Clinical Café by Tina Radichel, M.S., CCC-SLP
Lazy, Hazy, and Crazy Summer Days
Want to keep the wheels turning during the summer months? Want to simplify your life? Look no further! In an attempt to ease your burden in having to repeatedly clarify terminology regarding types of tests, this month’s Clinical Café focuses on some often-confused terms. Spread the word! Place copies of this issue by the napkin holders in the staff lounge. Slip a copy under the door of your scanning department or your technology office. Give a prize to the person who uses them correctly in a report or a presentation. You have all summer to brainstorm.
Norm- vs. Criterion-Referenced Tests
Norm-referenced tests use a representative group to compare against an examinee’s performance. This representative group is gathered carefully and tested in a standardized way so that the group is representative of the entire population for which the test is intended.
Criterion-referenced tests use a set of benchmarks, or criteria, which have specific expectations of mastery. An examinee’s performance is then compared to these expectations of content mastery or performance—that is, to him/herself, not to any reference group.

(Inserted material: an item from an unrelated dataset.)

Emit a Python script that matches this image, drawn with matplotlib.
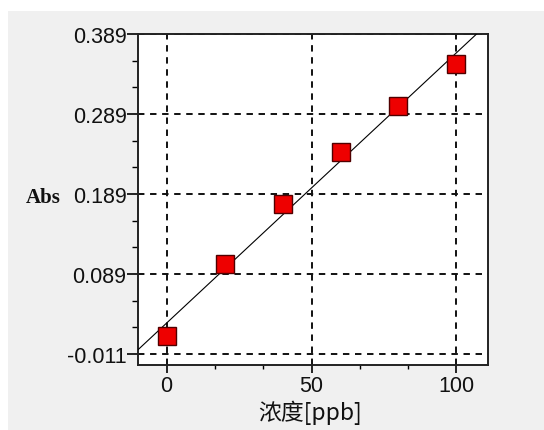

Pre-learning: Diagnostic tests are the ones that we as SLPs are usually most familiar. These tests measure knowledge and skill areas of an examinee “left to his/her own devices.” We complete diagnostic tests first to accurately place students in the intervention program most suitable to their needs. The OWLS and the CASL would be considered diagnostic tests because they point to a specific direction in intervention.
During learning: Formative tests offer information about learning in the middle or throughout the learning process. Formative testing can take the shape of learning self-assessment, quizzes, practice tests, or observations.
Post-learning: Summative tests make a final, end-of-course judgment on the intervention or learning and its relative outcome and success/failure of the examinee. National certification exams, like our NESPA exam, are summative tests. The ACT and SAT also fit into this category. Not to confuse anyone, but SLPs obviously also use our diagnostic tests post-learning. Still, these tests are better classified as diagnostic tests, which are given repeatedly to track progress (for medium stakes purposes—oops, I’m getting ahead of myself. Read on!).
Low/Medium/High Stakes Tests
We’ve been hearing quite a bit about these different types of tests in recent months. Dividing tests up along this continuum is descriptive because “low, medium, or high stakes” accurately describes the different levels of impact tests can have on examinees. Whether you’re talking about verifying the identity of the individual, the item and test rigor of creation and review, the need for item and test administration security, or the number and scope of consequences as well as the “stakes” of decisions made based on the results, the category that the test falls into accurately reflects all of these components. For example, the ACT is a high stakes test. It may impact college entrance. The items and test are ultimately secure. And I’m sure you all remember the “what you need to bring to this test” form, which includes proofs of identity and signatures of the stoic proctor. Most of our speech and language tests are medium stakes tests. The items are secure due to the investment in the norms development, the test is administered by an examiner or proctor, and it generates reports that point to key placement decisions and intervention programs. Low stakes test examples include student self-assessments, like our Career Decision Making (CDM) system, which offers direction and planning for examinees and an opportunity to develop motivation and thinking skills.
Speed vs. Power Tests
Timed tests are usually assessing how fast examinees can go against how much they really know. Certainly, there are elements of both speed and power in timed tests. However, when you remove the speed demand on the examinee, the test can truly become one of power—that is, a test that measures an examinee’s ability and knowledge (remember, “Knowledge is Power!”). Examples of speed tests are the ACT/SAT tests. Tests of power include the PPVT-III, and other untimed tests. At Pearson, all of our speech and language tests are built and standardized for an untimed administration—we want to know about speech and language power!
Putting It All Together
Here are three examples of how these test types might all work together:
- Your school develops an end-of-year (summative) curriculum-based assessment program (criterion-referenced) for measuring progress and determining success of the students against the curriculum content (medium stakes). The tests are completed over the course of the last week of school in the classroom and are untimed (power).
- The local school district has purchased a set of items from an outside vendor. These items have been developed by teachers or content experts but do not have supporting, nationally developed norms and, therefore, cannot be used to compare students to their peers (which would be norm-referenced). The items sit on the school district’s network and are open to all teachers who want to create and deliver a test to their students throughout the year via self-directed computer time (low stakes) to check their learning against the state standards (formative). The tests give the students 10 minutes to answer 20 questions (speed), and provide feedback to the students in their strong and weak skill areas.
- You give the PPVT-III to five students on your caseload at the beginning of the year (diagnostic). You compare their results to the norms tables in the published manual (norm-referenced) and, with the rest of your assessment, make decisions about curriculum planning and/or interventions for the year (medium stakes).